On the subway, someone’s phone begins to ring, or they are watching something on a tiny screen, and a strain of violin music wafts across the seat back and up into my ear. This music, alone, fits; it has a narrative authority, a recognizable stamp all over it: it is intersitital, it cuts us from one scene to the next. The light fades on, she’s on the subway, the music swells, the scene fades out. We need this music to help us, and her, get from one place to another. It carries us. She’s in a tweed suit and a hat, and the camera zooms in on her face before the fade, the focus goes a little softer, and her eyes are big and dewy, glistening, her cheeks smooth and fair and lovely. She is a young woman, alone in the city, confronting banality and balancing it against the gravity of her own situation and the importance of every day, every step she makes here.
Then a normal phone rang, an electronically sanitized version of a “real” phone’s ring, the kind of phone none of us (except, perhaps, the elderly guy in the cap and cane in the corner of the car) ever had in our homes.

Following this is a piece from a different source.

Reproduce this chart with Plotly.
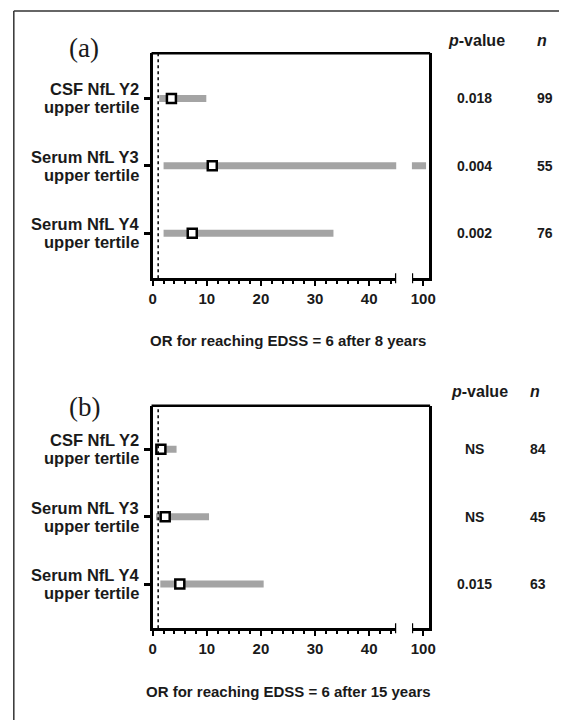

The next night on the subway, it happened again. Violin music swelled and wafted through the air, only this time, it was real, coming not from an internet connected smart device, but from a young man in a hoodie holding a real violin. The film these notes adorned was modern, in color, an equally stereotypical story of a young woman alone in the big city, watching the banality of city life which architecture makes profound. There is no close up of her this time, we see her at a remove, see her lined up on the bench like everyone else, each soul distinct, eccentric, yet every soul equally weighed by the camera. Her steps matter, to her, but everyone else’s steps matter to them, and we have no faith that any of them are good, or bad. They are just people, in the city.